Come possono gli arabi israeliani riconoscersi in un inno nazionale scritto e pensato a uso e consumo esclusivo degli ebrei? «Impossibile», rispondono i fautori della proposta di legge volta a modificare HaTikva («La speranza»), l'inno che dalla nascita del sionismo moderno, alla fine dell'Ottocento, e dopo la fondazione dello Stato incarna l'ethos del ritorno ebraico alla Terra Promessa. Così si stanno scervellando sulle poche strofe, pubblicate per la prima volta nel 1896 sulle note di un'antica melodia moldava tanto cara al mondo degli ebrei askenaziti decisi a fuggire i pogrom e l'antisemitismo nei villaggi di origine.

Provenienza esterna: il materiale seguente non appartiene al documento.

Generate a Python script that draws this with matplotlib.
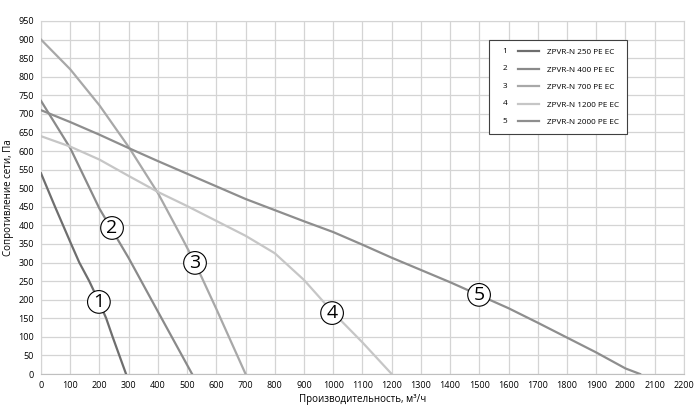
import matplotlib.pyplot as plt
from matplotlib.lines import Line2D
from matplotlib.text import Text
from matplotlib.legend_handler import HandlerBase

plt.rcParams['font.family'] = ['Open Sans', 'DejaVu Sans']

#data
MODELS = ['ZPVR-N 250 PE EC', 'ZPVR-N 400 PE EC', 'ZPVR-N 700 PE EC',
          'ZPVR-N 1200 PE EC', 'ZPVR-N 2000 PE EC']
NUMBERS = ['1', '2', '3', '4', '5']

flow_1 = [0, 48, 103, 131, 165, 195, 223, 245, 268, 291]
pres_1 = [540, 450, 350, 300, 250, 200, 150, 100, 50, 0]

flow_2 = [0, 100, 200, 300, 400, 517]
pres_2 = [735, 608, 445, 312, 168, 0]

flow_3 = [0, 100, 200, 300, 400, 486, 527, 600, 700]
pres_3 = [900, 820, 723, 611, 487, 361, 299, 175, 0]

flow_4 = [0, 100, 200, 300, 400, 500, 600, 700, 800, 900, 1000, 1100, 1200]
pres_4 = [640, 612, 577, 533, 490, 452, 412, 372, 325, 253, 165, 85, 0]

flow_5 = [0, 100, 200, 300, 400, 500, 600, 700, 800, 900, 1000, 1100, 1200,
          1300, 1400, 1500, 1600, 1700, 1800, 1900, 2000, 2050]
pres_5 = [710, 678, 644, 608, 573, 539, 505, 471, 441, 411, 382, 348, 313,
          280, 247, 212, 177, 138, 98, 58, 15, 0]

#circle labels (x, y) in data units
LABEL_X = [198, 243, 527, 996, 1499]
LABEL_Y = [194, 393, 299, 164, 213]

COLORS = ['#6e6e6e', '#8a8a8a', '#a8a8a8', '#c6c6c6', '#8e8e8e']
GRID = '#d4d4d4'

flows = [flow_1, flow_2, flow_3, flow_4, flow_5]
pressures = [pres_1, pres_2, pres_3, pres_4, pres_5]


#legend handle: number on the left, then a short line
class NumberLineHandler(HandlerBase):
    def __init__(self, num):
        super().__init__()
        self.num = num

    def create_artists(self, legend, orig_handle, xdescent, ydescent,
                       width, height, fontsize, trans):
        y = -ydescent + height / 2
        txt = Text(-xdescent + width * 0.13, y, self.num, ha='left',
                   va='center', fontsize=fontsize, transform=trans)
        line = Line2D([-xdescent + width * 0.51, -xdescent + width], [y, y],
                      color=orig_handle.get_color(), linewidth=1.6,
                      transform=trans)
        return [txt, line]


fig = plt.figure(figsize=(7, 4.2), dpi=100)
ax = fig.add_axes([0.0586, 0.1095, 0.9184, 0.8405])

for flow, pres, color in zip(flows, pressures, COLORS):
    ax.plot(flow, pres, color=color, linewidth=1.6, zorder=3)

for x, y, num in zip(LABEL_X, LABEL_Y, NUMBERS):
    ax.text(x, y, num, ha='center', va='center', fontsize=14, zorder=5,
            bbox=dict(boxstyle='circle,pad=0.12', facecolor='white',
                      edgecolor='black', linewidth=0.8))

ax.set_xlim(0, 2200)
ax.set_ylim(0, 950)
ax.set_xticks(range(0, 2201, 100))
ax.set_yticks(range(0, 951, 50))
ax.tick_params(length=0, labelsize=6.5, pad=5)
ax.grid(True, color=GRID, linewidth=0.9)
ax.set_axisbelow(True)
for side in ['top', 'right', 'left', 'bottom']:
    ax.spines[side].set_color(GRID)
ax.spines['bottom'].set_color('#bfbfbf')

ax.set_xlabel('Производительность, м³/ч', fontsize=7, labelpad=3)
ax.set_ylabel('Сопротивление сети, Па', fontsize=7)
ax.yaxis.set_label_coords(-0.042, 0.5)

handles = [Line2D([], [], color=c, linewidth=1.6) for c in COLORS]
leg = ax.legend(handles, MODELS,
                handler_map={h: NumberLineHandler(n)
                             for h, n in zip(handles, NUMBERS)},
                loc='upper left', bbox_to_anchor=(0.6967, 0.946),
                borderaxespad=0, fontsize=5.9, frameon=True, fancybox=False,
                framealpha=1, edgecolor='#404040', handlelength=5.1,
                handletextpad=1.0, labelspacing=1.2, borderpad=1.0)
leg.get_frame().set_linewidth(0.8)
leg.set_zorder(6)

fig.savefig('out.png', dpi=100)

Per esempio si potrebbe sostituire «l'anima ebraica» del testo originale con «l'anima israeliana» proprio per comprendere il milione di cittadini arabi (quelli ebrei sono circa 5 milioni). Oppure c'è chi pensa di aggiungere una strofa in arabo. Il dibattito è aperto. E con aspetti paradossali: solo lo scorso novembre HaTikva era stata equiparata a legge dello Stato, con tanto di voto approvato a maggioranza dal Parlamento.

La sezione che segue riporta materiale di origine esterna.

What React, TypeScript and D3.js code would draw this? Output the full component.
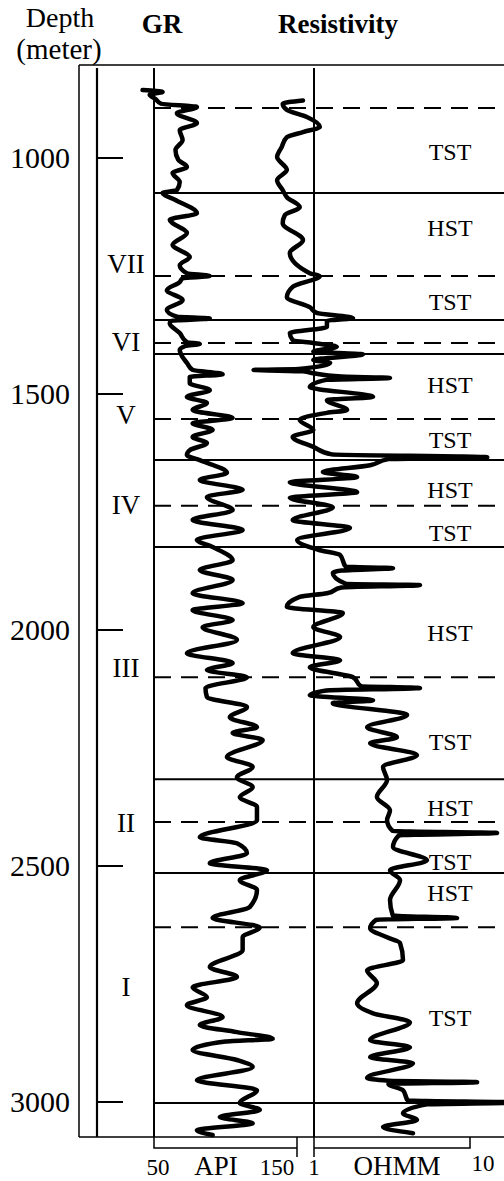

«Un dibattito che riflette la crisi di identità del Paese», osservano i commentatori. Una crisi profonda, acuita ultimamente dallo scontro politico sulla questione del ritiro da Gaza. Come era già avvenuto per il dibattito sulla simbologia della bandiera nazionale e in occasione delle tesi dissacranti e revisioniste sulla narrativa sionista proposte dai cosiddetti «nuovi storici» israeliani, anche la questione dell'inno manifesta il desiderio di ridefinire «l'israelianità» in tempi di cambiamento. In questo caso il problema è come far convivere i miti del sionismo ebraico col crescente peso politico e sociale della minoranza araba. Già alla metà degli anni Novanta la questione era esplosa quando Mohammad Masarwa, giovane e brillante funzionario del ministero degli Esteri appena nominato console ad Atlanta, si era rifiutato di cantare l'inno nazionale al momento della presentazione delle credenziali. Uno scandalo. Come poteva un rappresentante dello Stato all'estero non riconoscersi in uno dei suoi simboli fondamentali? «Questo inno non tiene conto del mio essere arabo di Galilea», aveva spiegato lui. Più di recente Rifaat Tourk ha espresso dilemmi molto simili. Ex campione della squadra nazionale di calcio e attuale vicesindaco di Tel Aviv, Tourk ha raccontato alla stampa di essersi sempre sentito a suo agio con i compagni di squadra negli stadi. Con un neo però: «Quando, a fine partita, dovevamo metterci sull'attenti ascoltando le note dell'inno nazionale. Non mi potevo riconoscere in esso, perché a sua volta mi ignora totalmente». Parole che ricordano da vicino le proteste dei drusi, considerati una delle minoranze più fedeli allo Stato, quando la settimana scorsa un estremista ebreo ha aperto il fuoco in uno dei loro villaggi uccidendo quattro persone. E adesso guardano a Tourk, che si è rivolto al suo partito — il Likud conservatore — per lanciare una campagna volta all'integrazione degli arabi.